Reproduce from the records below, with no pictures, exactly the lines between the one containing "Reproduce this chart with matplotlib." and the one containing "from matplotlib.ticker import MultipleLocator", inclusive.

> Provided entries
+===+

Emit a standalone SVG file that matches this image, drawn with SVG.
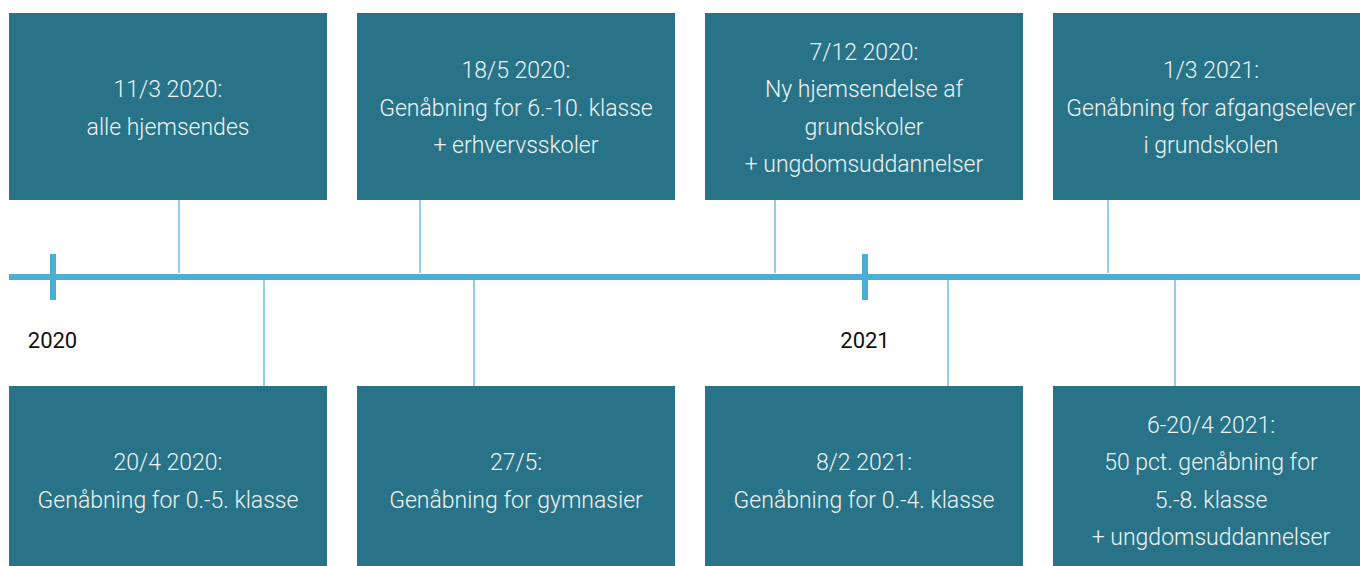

+===+

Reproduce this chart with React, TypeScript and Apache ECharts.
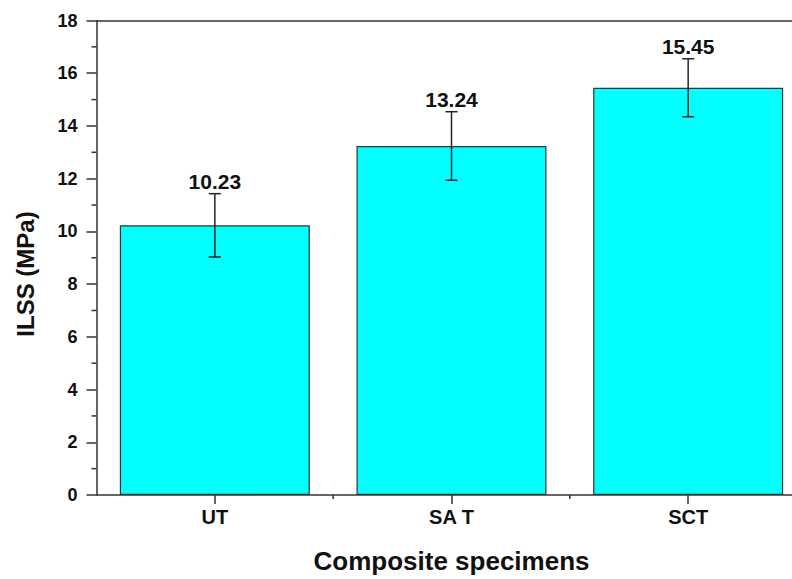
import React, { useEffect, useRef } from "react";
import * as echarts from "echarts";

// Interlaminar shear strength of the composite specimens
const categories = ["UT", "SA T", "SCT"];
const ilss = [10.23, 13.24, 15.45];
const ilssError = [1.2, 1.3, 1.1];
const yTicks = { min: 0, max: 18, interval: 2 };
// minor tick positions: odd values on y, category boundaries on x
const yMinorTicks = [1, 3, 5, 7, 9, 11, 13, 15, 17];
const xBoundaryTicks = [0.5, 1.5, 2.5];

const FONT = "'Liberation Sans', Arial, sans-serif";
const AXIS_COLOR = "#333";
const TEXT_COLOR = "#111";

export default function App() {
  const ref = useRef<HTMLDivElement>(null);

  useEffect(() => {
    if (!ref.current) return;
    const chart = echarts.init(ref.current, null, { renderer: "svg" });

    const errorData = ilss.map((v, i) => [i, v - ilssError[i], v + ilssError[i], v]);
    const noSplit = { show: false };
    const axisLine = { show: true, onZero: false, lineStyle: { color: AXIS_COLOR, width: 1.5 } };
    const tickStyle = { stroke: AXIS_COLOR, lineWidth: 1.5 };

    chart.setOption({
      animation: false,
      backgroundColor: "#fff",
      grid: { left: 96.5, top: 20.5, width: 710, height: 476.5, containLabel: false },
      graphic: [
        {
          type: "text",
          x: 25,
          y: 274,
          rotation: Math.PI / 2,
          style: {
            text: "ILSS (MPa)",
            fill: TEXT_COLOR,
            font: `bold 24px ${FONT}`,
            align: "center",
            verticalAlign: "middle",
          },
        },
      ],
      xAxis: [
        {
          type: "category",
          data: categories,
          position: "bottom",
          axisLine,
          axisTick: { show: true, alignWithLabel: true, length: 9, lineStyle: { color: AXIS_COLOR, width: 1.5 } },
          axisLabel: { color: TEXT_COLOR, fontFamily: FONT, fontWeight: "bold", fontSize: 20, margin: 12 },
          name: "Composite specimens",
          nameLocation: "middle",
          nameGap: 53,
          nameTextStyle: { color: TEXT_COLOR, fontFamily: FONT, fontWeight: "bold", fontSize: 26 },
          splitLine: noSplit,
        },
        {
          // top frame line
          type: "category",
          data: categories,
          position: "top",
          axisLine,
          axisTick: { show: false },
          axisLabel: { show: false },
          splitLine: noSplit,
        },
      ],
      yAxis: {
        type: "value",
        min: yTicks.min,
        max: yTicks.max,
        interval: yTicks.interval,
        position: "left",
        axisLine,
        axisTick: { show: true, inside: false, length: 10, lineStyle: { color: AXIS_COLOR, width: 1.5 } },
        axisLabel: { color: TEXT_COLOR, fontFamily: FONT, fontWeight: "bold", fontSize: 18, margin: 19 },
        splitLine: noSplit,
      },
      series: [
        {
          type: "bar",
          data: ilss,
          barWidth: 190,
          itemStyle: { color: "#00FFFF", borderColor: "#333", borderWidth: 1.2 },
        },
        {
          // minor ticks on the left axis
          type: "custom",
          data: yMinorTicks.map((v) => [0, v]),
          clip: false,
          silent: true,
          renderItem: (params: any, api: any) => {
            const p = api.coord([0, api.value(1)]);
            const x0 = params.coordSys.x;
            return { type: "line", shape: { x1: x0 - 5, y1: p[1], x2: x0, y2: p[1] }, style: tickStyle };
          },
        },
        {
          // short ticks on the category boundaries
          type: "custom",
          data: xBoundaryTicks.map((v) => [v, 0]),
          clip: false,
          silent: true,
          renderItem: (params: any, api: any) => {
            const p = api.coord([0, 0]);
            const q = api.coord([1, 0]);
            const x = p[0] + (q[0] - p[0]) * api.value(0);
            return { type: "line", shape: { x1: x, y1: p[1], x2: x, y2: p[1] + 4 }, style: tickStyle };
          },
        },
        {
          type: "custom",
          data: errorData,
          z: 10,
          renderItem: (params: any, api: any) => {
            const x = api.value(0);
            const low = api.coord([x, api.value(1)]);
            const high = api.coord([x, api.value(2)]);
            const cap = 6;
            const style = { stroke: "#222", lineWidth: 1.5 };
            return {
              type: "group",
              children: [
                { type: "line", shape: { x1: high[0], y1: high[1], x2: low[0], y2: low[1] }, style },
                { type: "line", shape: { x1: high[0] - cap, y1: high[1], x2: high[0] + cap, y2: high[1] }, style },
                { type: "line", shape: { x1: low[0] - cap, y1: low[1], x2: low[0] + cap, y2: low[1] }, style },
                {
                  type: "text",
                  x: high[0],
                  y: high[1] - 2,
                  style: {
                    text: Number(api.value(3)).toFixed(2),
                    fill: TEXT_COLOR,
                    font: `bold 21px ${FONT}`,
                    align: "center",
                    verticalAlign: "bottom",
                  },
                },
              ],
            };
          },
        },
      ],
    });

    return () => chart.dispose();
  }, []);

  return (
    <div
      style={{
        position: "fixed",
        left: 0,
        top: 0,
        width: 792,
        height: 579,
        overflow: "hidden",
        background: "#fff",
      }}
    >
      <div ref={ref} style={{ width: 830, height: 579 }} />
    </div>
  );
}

+===+

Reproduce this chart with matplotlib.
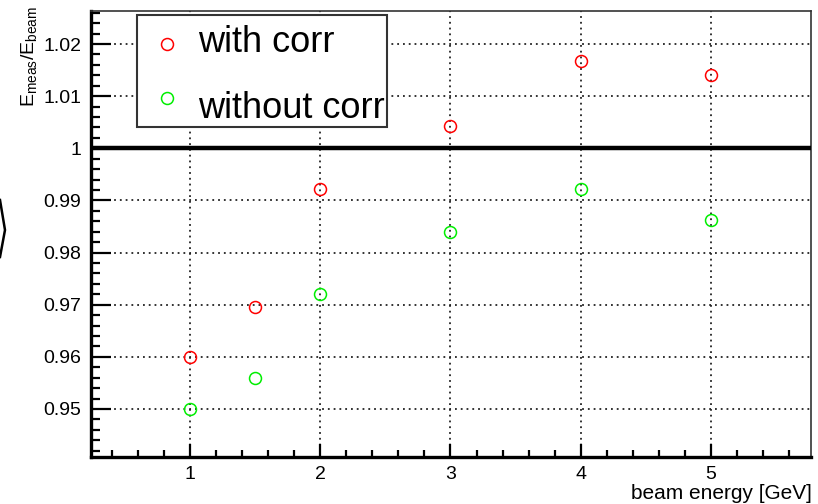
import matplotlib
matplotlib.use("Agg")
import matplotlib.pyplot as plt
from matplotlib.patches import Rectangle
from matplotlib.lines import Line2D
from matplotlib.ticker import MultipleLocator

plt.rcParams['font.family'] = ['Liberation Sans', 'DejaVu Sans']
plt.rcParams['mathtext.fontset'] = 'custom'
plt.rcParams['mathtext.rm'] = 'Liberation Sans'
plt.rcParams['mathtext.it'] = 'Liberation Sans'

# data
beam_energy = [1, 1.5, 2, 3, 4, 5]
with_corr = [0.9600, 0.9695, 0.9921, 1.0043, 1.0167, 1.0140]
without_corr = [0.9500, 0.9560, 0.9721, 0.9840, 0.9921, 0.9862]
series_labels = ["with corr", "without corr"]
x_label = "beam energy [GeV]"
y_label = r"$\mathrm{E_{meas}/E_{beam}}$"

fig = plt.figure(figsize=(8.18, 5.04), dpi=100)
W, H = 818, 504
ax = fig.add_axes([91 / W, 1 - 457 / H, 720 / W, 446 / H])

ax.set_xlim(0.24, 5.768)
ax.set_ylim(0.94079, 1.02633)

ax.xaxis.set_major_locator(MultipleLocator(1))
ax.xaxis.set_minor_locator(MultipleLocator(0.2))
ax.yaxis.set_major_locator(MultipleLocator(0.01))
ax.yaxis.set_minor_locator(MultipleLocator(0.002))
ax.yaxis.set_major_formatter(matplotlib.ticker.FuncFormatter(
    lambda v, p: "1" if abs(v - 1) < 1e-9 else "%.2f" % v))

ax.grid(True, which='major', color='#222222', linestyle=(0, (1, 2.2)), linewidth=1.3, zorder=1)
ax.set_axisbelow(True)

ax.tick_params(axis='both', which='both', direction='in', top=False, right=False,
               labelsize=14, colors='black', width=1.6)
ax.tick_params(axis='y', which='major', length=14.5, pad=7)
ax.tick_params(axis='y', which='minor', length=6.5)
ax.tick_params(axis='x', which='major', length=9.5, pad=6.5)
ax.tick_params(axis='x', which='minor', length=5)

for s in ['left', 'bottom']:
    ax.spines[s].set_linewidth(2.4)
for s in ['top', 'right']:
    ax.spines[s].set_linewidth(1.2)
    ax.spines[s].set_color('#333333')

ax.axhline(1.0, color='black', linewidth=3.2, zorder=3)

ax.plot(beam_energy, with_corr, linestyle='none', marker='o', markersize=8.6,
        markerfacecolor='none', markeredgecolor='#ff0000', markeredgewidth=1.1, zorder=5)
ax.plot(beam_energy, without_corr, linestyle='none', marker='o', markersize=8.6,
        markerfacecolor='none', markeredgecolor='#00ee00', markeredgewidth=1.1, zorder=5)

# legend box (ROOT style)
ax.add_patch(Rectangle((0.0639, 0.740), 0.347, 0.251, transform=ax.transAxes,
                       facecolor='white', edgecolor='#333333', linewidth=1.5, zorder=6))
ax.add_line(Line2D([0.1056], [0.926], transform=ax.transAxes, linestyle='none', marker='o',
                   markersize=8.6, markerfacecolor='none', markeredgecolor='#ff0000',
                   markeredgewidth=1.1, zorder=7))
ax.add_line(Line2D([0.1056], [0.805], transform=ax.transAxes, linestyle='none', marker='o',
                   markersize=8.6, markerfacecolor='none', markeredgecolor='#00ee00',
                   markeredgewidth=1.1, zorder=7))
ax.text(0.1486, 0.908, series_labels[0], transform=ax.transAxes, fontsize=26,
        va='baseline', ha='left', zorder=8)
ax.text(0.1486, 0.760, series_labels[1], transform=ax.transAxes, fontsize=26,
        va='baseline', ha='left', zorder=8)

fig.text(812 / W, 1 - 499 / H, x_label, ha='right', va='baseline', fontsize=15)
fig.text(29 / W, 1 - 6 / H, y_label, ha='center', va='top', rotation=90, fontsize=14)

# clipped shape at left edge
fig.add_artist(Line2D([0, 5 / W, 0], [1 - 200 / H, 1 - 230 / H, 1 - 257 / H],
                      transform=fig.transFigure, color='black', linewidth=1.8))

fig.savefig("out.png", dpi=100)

+===+

> Expected output
Reproduce this chart with matplotlib.
import matplotlib
matplotlib.use("Agg")
import matplotlib.pyplot as plt
from matplotlib.patches import Rectangle
from matplotlib.lines import Line2D
from matplotlib.ticker import MultipleLocator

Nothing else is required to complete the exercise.